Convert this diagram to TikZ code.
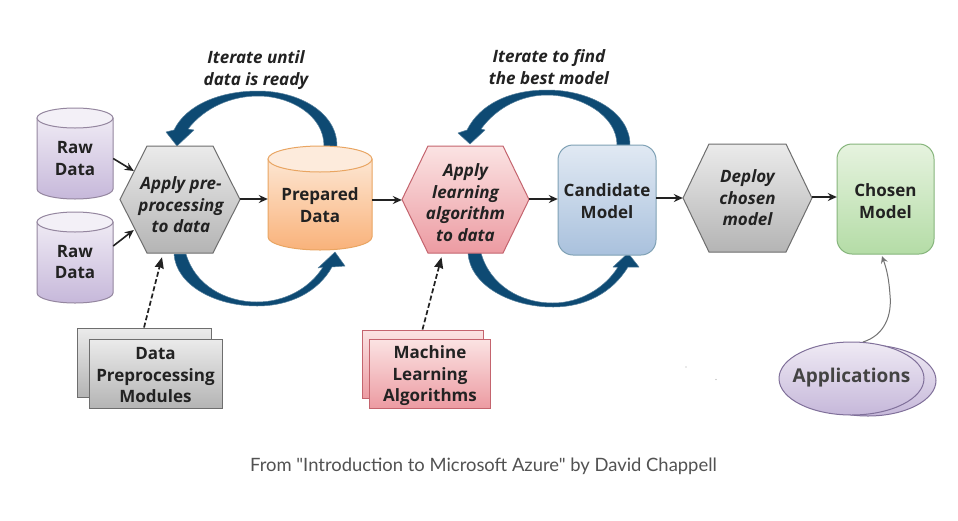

* * *

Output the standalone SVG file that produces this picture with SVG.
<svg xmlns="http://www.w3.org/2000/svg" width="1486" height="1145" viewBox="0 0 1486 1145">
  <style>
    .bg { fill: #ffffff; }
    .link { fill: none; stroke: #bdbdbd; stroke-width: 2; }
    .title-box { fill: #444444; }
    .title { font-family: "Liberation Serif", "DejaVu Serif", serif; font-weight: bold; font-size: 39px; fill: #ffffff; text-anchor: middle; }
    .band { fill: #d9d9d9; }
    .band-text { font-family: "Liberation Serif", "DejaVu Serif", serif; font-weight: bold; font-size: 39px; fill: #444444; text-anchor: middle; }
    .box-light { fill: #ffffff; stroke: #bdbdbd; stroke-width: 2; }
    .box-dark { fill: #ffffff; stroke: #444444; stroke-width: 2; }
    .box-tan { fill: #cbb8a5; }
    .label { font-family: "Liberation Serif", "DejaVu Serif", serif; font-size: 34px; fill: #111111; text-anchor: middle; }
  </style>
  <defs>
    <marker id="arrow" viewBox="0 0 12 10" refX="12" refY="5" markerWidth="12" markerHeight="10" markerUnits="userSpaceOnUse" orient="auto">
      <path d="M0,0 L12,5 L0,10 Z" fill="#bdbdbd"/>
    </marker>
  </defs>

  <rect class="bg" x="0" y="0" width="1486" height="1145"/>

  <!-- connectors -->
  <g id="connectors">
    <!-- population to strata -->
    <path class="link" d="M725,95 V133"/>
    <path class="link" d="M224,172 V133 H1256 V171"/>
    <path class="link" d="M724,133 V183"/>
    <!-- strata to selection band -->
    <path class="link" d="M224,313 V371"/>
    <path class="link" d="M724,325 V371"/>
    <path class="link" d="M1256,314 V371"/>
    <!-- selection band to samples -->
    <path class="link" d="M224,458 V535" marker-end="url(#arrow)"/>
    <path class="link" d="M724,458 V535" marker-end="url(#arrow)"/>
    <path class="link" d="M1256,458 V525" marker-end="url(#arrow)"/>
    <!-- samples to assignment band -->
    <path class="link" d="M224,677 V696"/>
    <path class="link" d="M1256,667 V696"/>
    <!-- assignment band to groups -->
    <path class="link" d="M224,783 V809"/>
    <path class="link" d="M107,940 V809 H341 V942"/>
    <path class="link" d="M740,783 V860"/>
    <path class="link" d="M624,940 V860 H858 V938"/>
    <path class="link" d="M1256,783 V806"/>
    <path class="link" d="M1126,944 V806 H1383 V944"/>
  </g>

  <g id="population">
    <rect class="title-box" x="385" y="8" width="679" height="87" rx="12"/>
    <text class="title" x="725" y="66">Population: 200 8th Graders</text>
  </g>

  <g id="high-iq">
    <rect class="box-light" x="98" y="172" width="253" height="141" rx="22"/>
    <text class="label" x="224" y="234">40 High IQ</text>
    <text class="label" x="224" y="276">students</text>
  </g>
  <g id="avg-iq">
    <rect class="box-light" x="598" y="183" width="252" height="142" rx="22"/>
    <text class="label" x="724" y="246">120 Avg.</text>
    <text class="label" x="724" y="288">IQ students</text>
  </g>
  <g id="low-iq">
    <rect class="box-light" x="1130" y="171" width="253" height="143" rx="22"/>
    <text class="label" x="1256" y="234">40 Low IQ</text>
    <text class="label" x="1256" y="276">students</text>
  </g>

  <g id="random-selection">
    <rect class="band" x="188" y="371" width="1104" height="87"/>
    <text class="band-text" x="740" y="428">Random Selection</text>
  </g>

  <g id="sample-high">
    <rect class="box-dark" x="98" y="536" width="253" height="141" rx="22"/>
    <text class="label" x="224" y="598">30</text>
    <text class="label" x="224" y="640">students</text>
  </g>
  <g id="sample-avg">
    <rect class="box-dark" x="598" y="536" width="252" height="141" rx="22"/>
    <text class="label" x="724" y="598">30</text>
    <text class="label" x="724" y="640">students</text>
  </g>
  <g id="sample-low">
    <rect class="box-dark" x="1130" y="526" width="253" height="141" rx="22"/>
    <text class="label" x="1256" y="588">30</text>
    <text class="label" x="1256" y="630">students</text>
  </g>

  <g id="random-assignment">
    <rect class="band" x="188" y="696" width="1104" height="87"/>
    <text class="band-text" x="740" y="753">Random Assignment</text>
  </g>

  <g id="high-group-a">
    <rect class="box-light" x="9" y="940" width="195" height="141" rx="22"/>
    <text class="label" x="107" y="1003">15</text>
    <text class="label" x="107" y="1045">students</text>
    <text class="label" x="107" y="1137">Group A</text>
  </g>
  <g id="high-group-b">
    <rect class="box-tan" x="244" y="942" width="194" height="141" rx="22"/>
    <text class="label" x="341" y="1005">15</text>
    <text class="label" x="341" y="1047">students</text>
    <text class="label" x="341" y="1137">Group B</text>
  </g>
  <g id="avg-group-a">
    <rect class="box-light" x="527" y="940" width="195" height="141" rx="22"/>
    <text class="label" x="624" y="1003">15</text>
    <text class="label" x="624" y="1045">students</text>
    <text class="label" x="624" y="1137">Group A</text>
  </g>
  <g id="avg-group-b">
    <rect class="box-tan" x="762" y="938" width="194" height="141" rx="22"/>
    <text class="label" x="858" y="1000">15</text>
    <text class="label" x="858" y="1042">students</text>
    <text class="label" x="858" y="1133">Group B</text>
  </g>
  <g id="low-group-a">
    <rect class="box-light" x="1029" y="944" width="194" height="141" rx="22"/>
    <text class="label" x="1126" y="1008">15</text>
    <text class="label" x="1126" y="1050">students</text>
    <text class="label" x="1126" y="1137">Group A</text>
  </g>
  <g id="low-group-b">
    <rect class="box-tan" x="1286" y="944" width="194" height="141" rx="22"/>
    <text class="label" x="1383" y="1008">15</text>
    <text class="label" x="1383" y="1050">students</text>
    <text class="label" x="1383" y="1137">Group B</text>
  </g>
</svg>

**Aim**
Give nothing but the number of lines containing the string "this".

**Completed exercise**
2